After amazing opening title artwork, we open with a festive animal-slaughter montage, why? So far so familiar – golden-haired beauty Julie (Zdena Studenková, also of a Sleeping Beauty movie) loves her merchant father, whose entire fortune is in a wagon train that gets violently lost when it strays too close to a cursed castle. Julie’s sisters are actually nice to her until the family’s fortune turns, then they become horrible. Dad is imprisoned in the castle when he searches for the lost shipment, and when released for a day to say goodbye to his family, he’s mid-conversation when Julie grabs a horse and rides off to take her father’s place.

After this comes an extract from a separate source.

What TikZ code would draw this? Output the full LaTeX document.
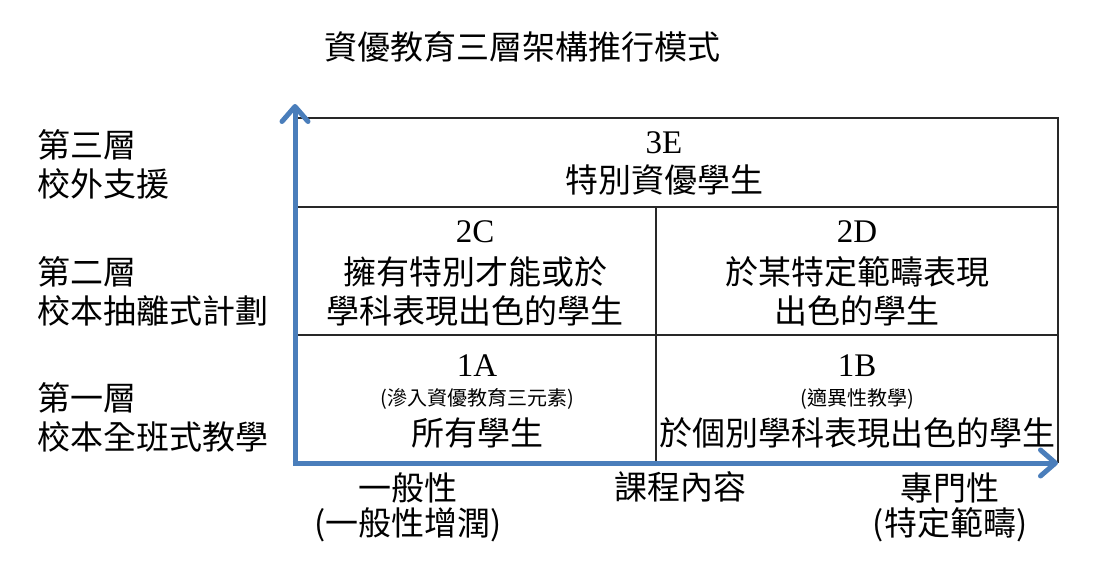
\documentclass[tikz,border=0pt]{standalone}
\usepackage{fontspec}
\setmainfont{Liberation Serif}
\newfontfamily\cjk{Noto Sans CJK TC}
\usetikzlibrary{arrows.meta}
\definecolor{axisblue}{RGB}{74,126,187}
\definecolor{gridline}{RGB}{40,40,40}
\tikzset{
  big/.style={font=\cjk\fontsize{33}{36}\selectfont, inner sep=0pt},
  lat/.style={font=\fontsize{33}{36}\selectfont, inner sep=0pt},
  sml/.style={font=\cjk\fontsize{20}{22}\selectfont, inner sep=0pt},
  side/.style={big, anchor=west},
  axisline/.style={draw=axisblue, line width=5pt, -{Straight Barb[length=15pt,width=26pt,round]}},
  gridl/.style={draw=gridline, line width=1.3pt},
}
\begin{document}
\begin{tikzpicture}[x=1pt,y=-1pt]
\useasboundingbox (0,0) rectangle (1095,562);
% grid
\coordinate (tl) at (295,118);
\coordinate (tr) at (1058,118);
\coordinate (br) at (1058,463);
\coordinate (ml) at (295,207);
\coordinate (mr) at (1058,207);
\coordinate (ll) at (295,335);
\coordinate (lr) at (1058,335);
\coordinate (vt) at (656,207);
\coordinate (vb) at (656,463);
\draw[gridl] (tl) -- (tr) -- (br);
\draw[gridl] (ml) -- (mr);
\draw[gridl] (ll) -- (lr);
\draw[gridl] (vt) -- (vb);
% axes
\coordinate (origin) at (295,463);
\coordinate (corner) at (292.5,463);
\coordinate (ytip) at (295,104);
\coordinate (xtip) at (1058,463);
\draw[axisline] (corner) -- (xtip);
\draw[axisline] (origin) -- (ytip);
% title
\node[big] (title) at (522,47) {資優教育三層架構推行模式};
% side labels
\node[side] (l3a) at (37,145) {第三層};
\node[side] (l3b) at (37,184) {校外支援};
\node[side] (l2a) at (37,272) {第二層};
\node[side] (l2b) at (37,311) {校本抽離式計劃};
\node[side] (l1a) at (37,398) {第一層};
\node[side] (l1b) at (37,437) {校本全班式教學};
% cell 3E
\node[lat] (e3) at (664,143) {3E};
\node[big] (e3t) at (664,180) {特別資優學生};
% cell 2C
\node[lat] (c2) at (475,232) {2C};
\node[big] (c2a) at (475,272) {擁有特別才能或於};
\node[big] (c2b) at (475,311) {學科表現出色的學生};
% cell 2D
\node[lat] (d2) at (857,232) {2D};
\node[big] (d2a) at (857,272) {於某特定範疇表現};
\node[big] (d2b) at (857,311) {出色的學生};
% cell 1A
\node[lat] (a1) at (477,366) {1A};
\node[sml] (a1s) at (477,399) {(滲入資優教育三元素)};
\node[big] (a1t) at (477,433) {所有學生};
% cell 1B
\node[lat] (b1) at (857,366) {1B};
\node[sml] (b1s) at (857,399) {(適異性教學)};
\node[big] (b1t) at (857,433) {於個別學科表現出色的學生};
% x axis labels
\node[big] (gen) at (408,488) {一般性};
\node[big] (gen2) at (408,525) {(一般性增潤)};
\node[big] (cur) at (680,487) {課程內容};
\node[big] (spe) at (950,488) {專門性};
\node[big] (spe2) at (950,525) {(特定範疇)};
\end{tikzpicture}
\end{document}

It’s halfway through the movie before we see the beast’s face – he’s a BIRDBEAST! – and fifteen minutes to the end before Julie sees it. The castle and its furnishings are alive in a shady and sinister way, overall more of a horror movie than any other adaptation I’ve seen, always whispering to Beast that he should kill Julie. There’s also no Gaston equivalent, nobody from town looking for Julie, and after she visits home and everyone’s a pain in the ass to her, she runs back to her Beast, who transforms out of love, to a really nice piano theme by Petr Hapka (whose music was in Ferat Vampire and The Grandmaster!)
The sisters: Jana Brejchová was in Return of the Prodigal Son and Baron Prasil and I Killed Einstein, Gentlemen, and Zuzana Kocúriková was in, uh oh, an Alain Robbe-Grillet film. Dad was in Murder Czech Style. Vlastimil Harapes is under the bird-beast makeup, had a smallish role in Marketa Lazarová.